* Start *

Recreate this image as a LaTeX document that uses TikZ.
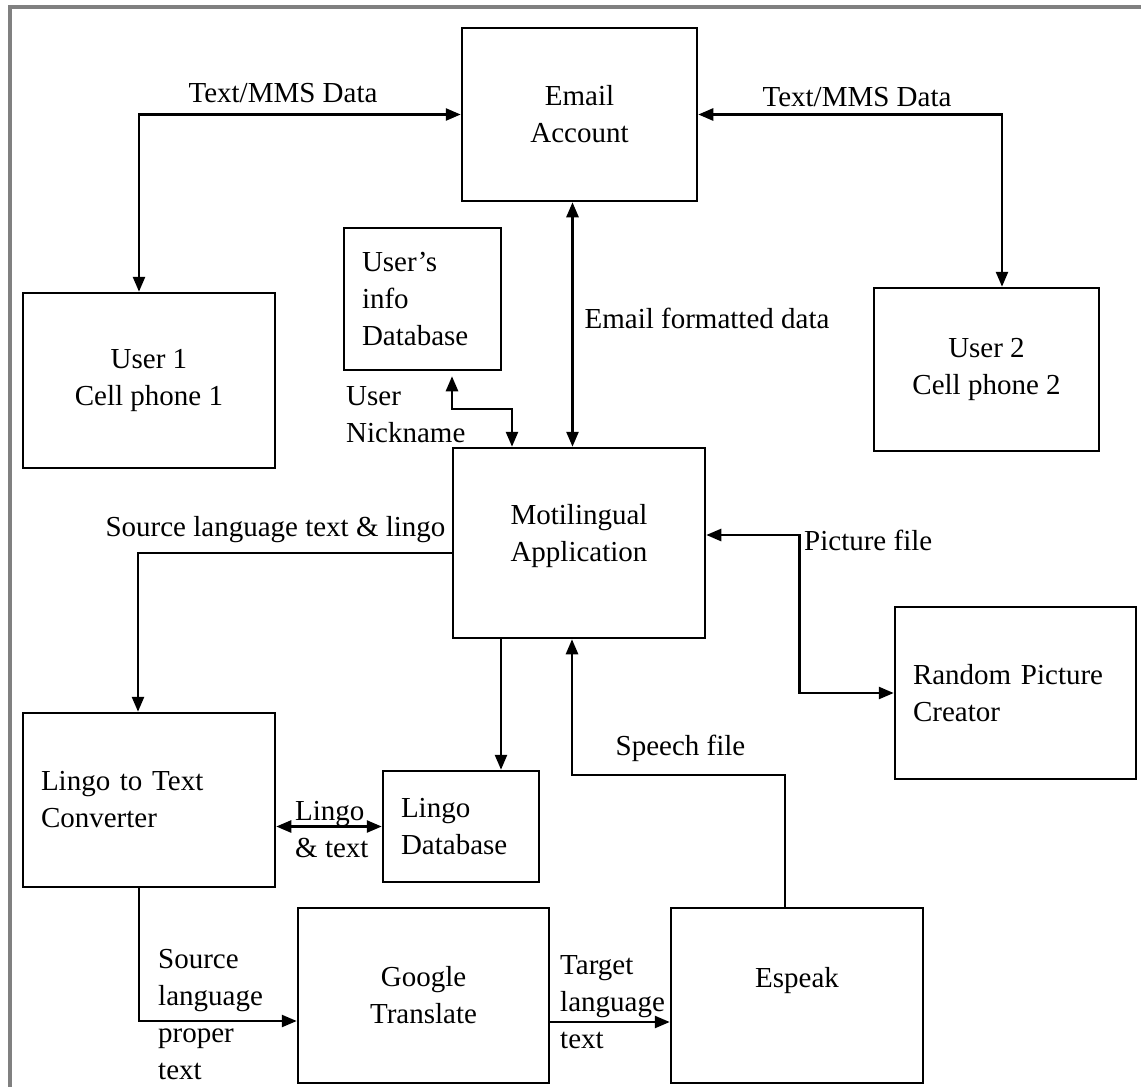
\documentclass[tikz,border=0pt]{standalone}
\usepackage{fontspec}
\setmainfont{Liberation Serif}
\usetikzlibrary{arrows.meta,calc}
\begin{document}
\begin{tikzpicture}[x=1pt,y=-1pt,
  every node/.style={font=\fontsize{29}{37}\selectfont},
  box/.style={draw, line width=2.5pt, align=center, inner sep=0pt},
  lbox/.style={draw, line width=2.5pt, align=left, inner xsep=18pt, inner ysep=0pt},
  lbl/.style={inner sep=0pt, align=left},
  tip/.tip={Triangle[length=15pt,width=12pt]},
  conn/.style={line width=2.5pt, -tip},
  dbl/.style={line width=2.5pt, tip-tip},
  frame/.style={draw=gray, line width=3.5pt}
]
\useasboundingbox (0,0) rectangle (1141,1087);
% outer frame (top and left edges visible)
\draw[frame] (10,1090) -- (10,7) -- (1145,7);

% boxes
\node[box, minimum width=235pt, minimum height=173pt] (email) at (579.5,114.5) {Email\\Account};
\node[lbox, minimum width=157pt, text width=121pt, minimum height=142pt] (uinfo) at (422.5,299) {User’s\\info\\Database};
\node[box, minimum width=252pt, minimum height=175pt] (user1) at (149,380.5) {User 1\\Cell phone 1};
\node[box, minimum width=225pt, minimum height=163pt] (user2) at (986.5,369.5) {User 2\\Cell phone 2};
\node[box, minimum width=252pt, minimum height=190pt] (moti) at (579,543) {Motilingual\\Application\\[-17pt]\mbox{}};
\node[lbox, minimum width=241pt, text width=205pt, minimum height=172pt] (rpc) at (1015.5,693) {Random Picture\\Creator};
\node[lbox, minimum width=252pt, text width=216pt, minimum height=174pt] (ltc) at (149,800) {Lingo to Text\\Converter};
\node[lbox, minimum width=156pt, text width=120pt, minimum height=111pt] (ldb) at (461,826.5) {Lingo\\Database};
\node[box, minimum width=251pt, minimum height=175pt] (gt) at (423.5,995.5) {Google\\Translate};
\node[box, minimum width=252pt, minimum height=175pt] (esp) at (797,995.5) {Espeak\\\mbox{}};

% connectors
\draw[dbl] (email.west) -| ([xshift=-10pt]user1.north);
\draw[dbl] (email.east) -| ([xshift=15.5pt]user2.north);
\draw[dbl] ([xshift=-7pt]email.south) -- ([xshift=-6.5pt]moti.north);
\draw[dbl] ([xshift=-67pt]moti.north) -- ++(0,-38) -| ([xshift=29.5pt,yshift=-5pt]uinfo.south);
\draw[conn] ([yshift=-10pt]moti.west) -| ([xshift=-11pt]ltc.north);
\draw[dbl] ([yshift=8pt]moti.east) -- ++(93,0) |- (rpc.west);
\draw[conn] ([xshift=-78pt]moti.south) -- ([xshift=40pt]ldb.north);
\draw[conn] ([xshift=-12pt]esp.north) -- ++(0,-132) -| ([xshift=-7pt]moti.south);
\draw[dbl] (ltc.east |- ldb.west) -- (ldb.west);
\draw[conn] ([xshift=-10pt]ltc.south) |- ([yshift=-25.5pt]gt.west);
\draw[conn] ([yshift=-26.5pt]gt.east) -- ([yshift=-26.5pt]esp.west);

% labels
\node[lbl] (l1) at (283,93) {Text/MMS Data};
\node[lbl] (l2) at (857,97) {Text/MMS Data};
\node[lbl] (l3) at (707,318) {Email formatted data};
\node[lbl, anchor=west] (l4) at (346,415) {User\\Nickname};
\node[lbl] (l5) at (275.5,530) {Source language text \& lingo};
\node[lbl, anchor=west] (l6) at (804,540) {Picture file};
\node[lbl] (l7) at (680.5,748) {Speech file};
\node[lbl, anchor=west] (l8) at (295,830) {Lingo\\\& text};
\node[lbl, anchor=west] (l9) at (158,1015) {Source\\language\\proper\\text};
\node[lbl, anchor=west] (l10) at (560,1002) {Target\\language\\text};
\end{tikzpicture}
\end{document}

* End *

# Goal of the exercise
The data should be printed again unchanged; leave its pictures out.

# Task answer
Recreate this image as a LaTeX document that uses TikZ.
\documentclass[tikz,border=0pt]{standalone}
\usepackage{fontspec}
\setmainfont{Liberation Serif}
\usetikzlibrary{arrows.meta,calc}
\begin{document}
\begin{tikzpicture}[x=1pt,y=-1pt,
  every node/.style={font=\fontsize{29}{37}\selectfont},
  box/.style={draw, line width=2.5pt, align=center, inner sep=0pt},
  lbox/.style={draw, line width=2.5pt, align=left, inner xsep=18pt, inner ysep=0pt},
  lbl/.style={inner sep=0pt, align=left},
  tip/.tip={Triangle[length=15pt,width=12pt]},
  conn/.style={line width=2.5pt, -tip},
  dbl/.style={line width=2.5pt, tip-tip},
  frame/.style={draw=gray, line width=3.5pt}
]
\useasboundingbox (0,0) rectangle (1141,1087);
% outer frame (top and left edges visible)
\draw[frame] (10,1090) -- (10,7) -- (1145,7);

% boxes
\node[box, minimum width=235pt, minimum height=173pt] (email) at (579.5,114.5) {Email\\Account};
\node[lbox, minimum width=157pt, text width=121pt, minimum height=142pt] (uinfo) at (422.5,299) {User’s\\info\\Database};
\node[box, minimum width=252pt, minimum height=175pt] (user1) at (149,380.5) {User 1\\Cell phone 1};
\node[box, minimum width=225pt, minimum height=163pt] (user2) at (986.5,369.5) {User 2\\Cell phone 2};
\node[box, minimum width=252pt, minimum height=190pt] (moti) at (579,543) {Motilingual\\Application\\[-17pt]\mbox{}};
\node[lbox, minimum width=241pt, text width=205pt, minimum height=172pt] (rpc) at (1015.5,693) {Random Picture\\Creator};
\node[lbox, minimum width=252pt, text width=216pt, minimum height=174pt] (ltc) at (149,800) {Lingo to Text\\Converter};
\node[lbox, minimum width=156pt, text width=120pt, minimum height=111pt] (ldb) at (461,826.5) {Lingo\\Database};
\node[box, minimum width=251pt, minimum height=175pt] (gt) at (423.5,995.5) {Google\\Translate};
\node[box, minimum width=252pt, minimum height=175pt] (esp) at (797,995.5) {Espeak\\\mbox{}};

% connectors
\draw[dbl] (email.west) -| ([xshift=-10pt]user1.north);
\draw[dbl] (email.east) -| ([xshift=15.5pt]user2.north);
\draw[dbl] ([xshift=-7pt]email.south) -- ([xshift=-6.5pt]moti.north);
\draw[dbl] ([xshift=-67pt]moti.north) -- ++(0,-38) -| ([xshift=29.5pt,yshift=-5pt]uinfo.south);
\draw[conn] ([yshift=-10pt]moti.west) -| ([xshift=-11pt]ltc.north);
\draw[dbl] ([yshift=8pt]moti.east) -- ++(93,0) |- (rpc.west);
\draw[conn] ([xshift=-78pt]moti.south) -- ([xshift=40pt]ldb.north);
\draw[conn] ([xshift=-12pt]esp.north) -- ++(0,-132) -| ([xshift=-7pt]moti.south);
\draw[dbl] (ltc.east |- ldb.west) -- (ldb.west);
\draw[conn] ([xshift=-10pt]ltc.south) |- ([yshift=-25.5pt]gt.west);
\draw[conn] ([yshift=-26.5pt]gt.east) -- ([yshift=-26.5pt]esp.west);

% labels
\node[lbl] (l1) at (283,93) {Text/MMS Data};
\node[lbl] (l2) at (857,97) {Text/MMS Data};
\node[lbl] (l3) at (707,318) {Email formatted data};
\node[lbl, anchor=west] (l4) at (346,415) {User\\Nickname};
\node[lbl] (l5) at (275.5,530) {Source language text \& lingo};
\node[lbl, anchor=west] (l6) at (804,540) {Picture file};
\node[lbl] (l7) at (680.5,748) {Speech file};
\node[lbl, anchor=west] (l8) at (295,830) {Lingo\\\& text};
\node[lbl, anchor=west] (l9) at (158,1015) {Source\\language\\proper\\text};
\node[lbl, anchor=west] (l10) at (560,1002) {Target\\language\\text};
\end{tikzpicture}
\end{document}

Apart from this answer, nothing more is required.